Logistics wasn’t the problem.
She needed special permits to import it, and she needed to know the genus and species of the animal guts in the coat. She started her research. Could it be made of the intestines of a spotted, ringed or bearded seal or maybe a walrus or beluga whale?
“Being a protected species, you have to get particular permits,” she said. “The rarer it is, the more permits it would require.”
She also had to know the coat’s country of origin and its age.
She ruled out whale and walrus after studying the width of the bands on the coat. Using information from the auction house, Willoz-Egnor learned that the coat had been acquired in June 1964 in Point Hope, Alaska, by a geologist. Someone on her staff found the geologist and talked to him. They decided that the parka probably dates to 1950-1960.

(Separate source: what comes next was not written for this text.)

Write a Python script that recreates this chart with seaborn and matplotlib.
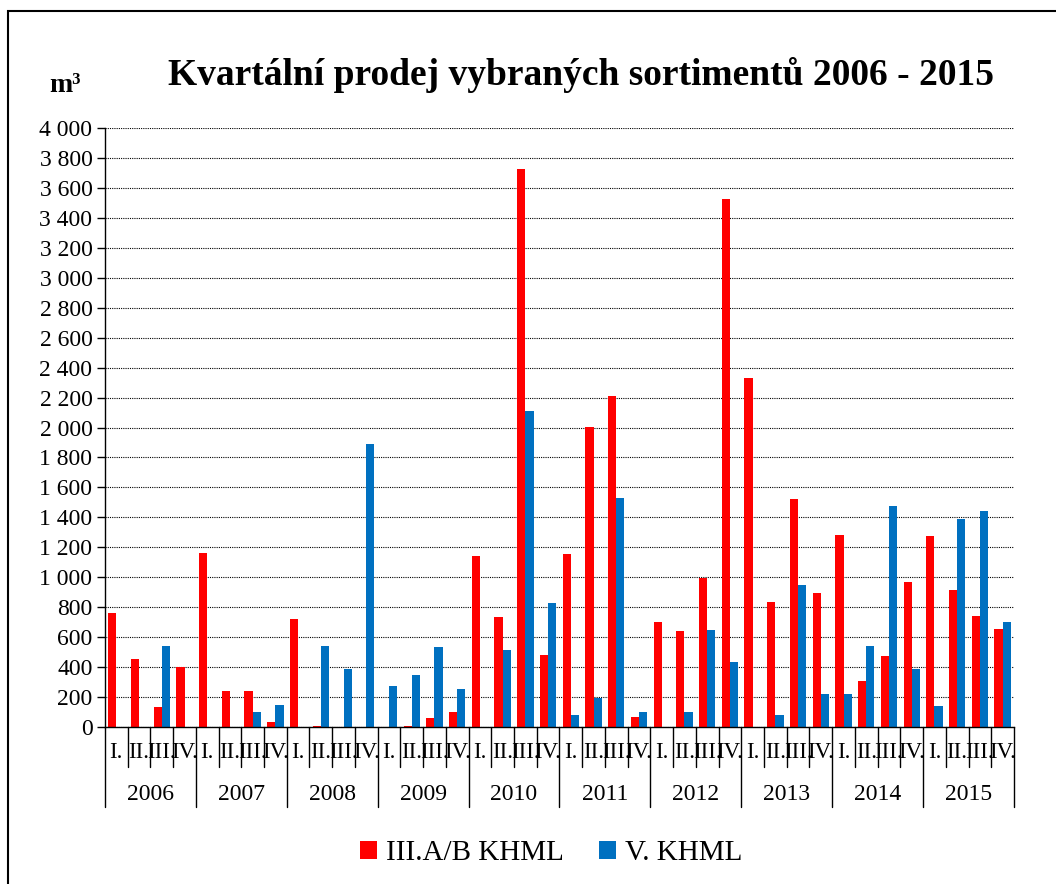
import pandas as pd
import matplotlib
matplotlib.use("Agg")
import matplotlib.pyplot as plt
import matplotlib.transforms as mtransforms
from matplotlib.patches import Rectangle
from matplotlib.ticker import FuncFormatter, MultipleLocator
import seaborn as sns

years = [2006, 2007, 2008, 2009, 2010, 2011, 2012, 2013, 2014, 2015]
quarters = ["I.", "II.", "III.", "IV."]
series_names = ["III.A/B KHML", "V. KHML"]

# m3 per quarter
red_values = [
    763, 451, 136, 402,
    1165, 238, 240, 31,
    724, 5, 0, 0,
    0, 5, 58, 102,
    1140, 734, 3726, 483,
    1153, 2006, 2209, 68,
    703, 644, 994, 3528,
    2331, 833, 1523, 896,
    1280, 305, 477, 969,
    1276, 913, 744, 657,
]
blue_values = [
    0, 0, 538, 0,
    0, 0, 98, 145,
    0, 540, 389, 1890,
    271, 345, 536, 253,
    0, 517, 2110, 828,
    79, 192, 1526, 102,
    0, 99, 650, 432,
    0, 82, 946, 220,
    218, 541, 1479, 385,
    143, 1387, 1441, 704,
]

colors = ["#FF0000", "#0070C0"]

slots = [f"{y}-{q}" for y in years for q in quarters]
df = pd.DataFrame({
    "slot": slots * 2,
    "value": red_values + blue_values,
    "series": [series_names[0]] * len(slots) + [series_names[1]] * len(slots),
})

sns.set_style("white")
plt.rcParams["font.family"] = ["Liberation Serif", "DejaVu Serif"]
plt.rcParams["text.color"] = "black"
plt.rcParams["ytick.color"] = "black"
plt.rcParams["xtick.color"] = "black"

fig = plt.figure(figsize=(10.56, 8.84), dpi=100)
ax = fig.add_axes([0.0994, 0.1776, 0.8608, 0.6776])

sns.barplot(data=df, x="slot", y="value", hue="series", order=slots,
            hue_order=series_names, palette=colors, width=0.72,
            saturation=1, errorbar=None, linewidth=0, ax=ax)

ax.set_xlim(-0.5, len(slots) - 0.5)
ax.set_ylim(0, 4000)
ax.yaxis.set_major_locator(MultipleLocator(200))
ax.yaxis.set_major_formatter(FuncFormatter(lambda v, p: f"{int(v):,}".replace(",", " ")))
ax.tick_params(axis="y", labelsize=17, length=6, width=1, color="black",
               labelcolor="black", direction="out", left=True, pad=3)
ax.set_xticks([])
ax.set_xlabel("")
ax.set_ylabel("")
ax.set_axisbelow(True)
ax.yaxis.grid(True, color="black", linestyle=(0, (1, 1)), linewidth=0.8)
for side in ["top", "right"]:
    ax.spines[side].set_visible(False)
for side in ["left", "bottom"]:
    ax.spines[side].set_color("black")
    ax.spines[side].set_linewidth(1)

# two-level category axis
trans = mtransforms.blended_transform_factory(ax.transData, ax.transAxes)
for i in range(len(slots) + 1):
    bottom = -0.1336 if i % 4 == 0 else -0.0668
    ax.plot([i - 0.5, i - 0.5], [0, bottom], color="black", lw=1,
            transform=trans, clip_on=False)
for i, s in enumerate(slots):
    ax.text(i, -0.0434, quarters[i % 4], transform=trans, ha="center",
            va="center", fontsize=16.5, color="black")
for j, y in enumerate(years):
    ax.text(j * 4 + 1.5, -0.112, str(y), transform=trans, ha="center",
            va="center", fontsize=17, color="black")

handles, labels = ax.get_legend_handles_labels()
if ax.legend_ is not None:
    ax.legend_.remove()
fig.legend(handles, labels, loc="center", bbox_to_anchor=(0.522, 0.035),
           ncol=2, frameon=False, fontsize=21, handlelength=0.6,
           handleheight=0.6, handletextpad=0.3, columnspacing=1.2,
           labelcolor="black")

fig.text(0.55, 0.915, "Kvartální prodej vybraných sortimentů 2006 - 2015",
         ha="center", va="center", fontsize=27, fontweight="bold",
         color="black")
fig.text(0.062, 0.903, "m³", ha="center", va="center", fontsize=20,
         fontweight="bold", color="black")

# outer frame of the chart
fig.patches.append(Rectangle((8 / 1056, -0.1), 2, 1.1 - 11 / 884,
                             transform=fig.transFigure, fill=False,
                             edgecolor="black", linewidth=1.5))

fig.savefig("out.png", dpi=100)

She also contacted a museum in Alaska and a gut-skin specialist there who told her she was sure the coat was made from a bearded seal.
Willoz-Egnor then found an international shipping company that specializes in artifacts.
“They aren’t going to call Mailbox Etc. to pick this up,” she said.
After three months of research and getting permits, the parka arrived in Newport News in mid-February, packed securely in soft foam and Tyvek.
The Mariners’ Museum and Park staff in Newport News examining a gut-skin parka shortly after its arrival in mid-February.
Allen Hoilman was planning a Hampton One exhibition to open last June at the Hampton History Museum to display all things about the popular racing vessel.
He learned that a museum in Maryland had an unfinished hull and he wanted to borrow it as showstopper for the show.
“I like building exhibits with a centerpiece,” he said, “so that when people walk by they stop and think, ‘Oh, what is it?’ That sometimes can be a small, spectacular thing, but I’ve found big, inexplicable things can draw attention.”
The gallery space, however, is on the second floor and there was no way to get a boat on an elevator.
The museum was going through a renovation and having its windows replaced. Hoilman asked if the one in the exhibition space could be built 6 feet by 6 feet and could open and close.
The day the hull arrived, the street behind the museum was closed and a crane hoisted the boat up to the second floor. It wouldn’t fit in the window. The hull was 3 inches too wide. Workers tilted the hull and eased it in.
“We will be faced with the opposite process in about a year,” Hoilman said.
Hoilman had experience in moving chunky stuff. He worked at the North Carolina Museum of History and had to get a racing car into a third-floor space for an exhibition.
“I like large artifacts,” he said. “It’s a lot of fun figuring out where they are going to go.”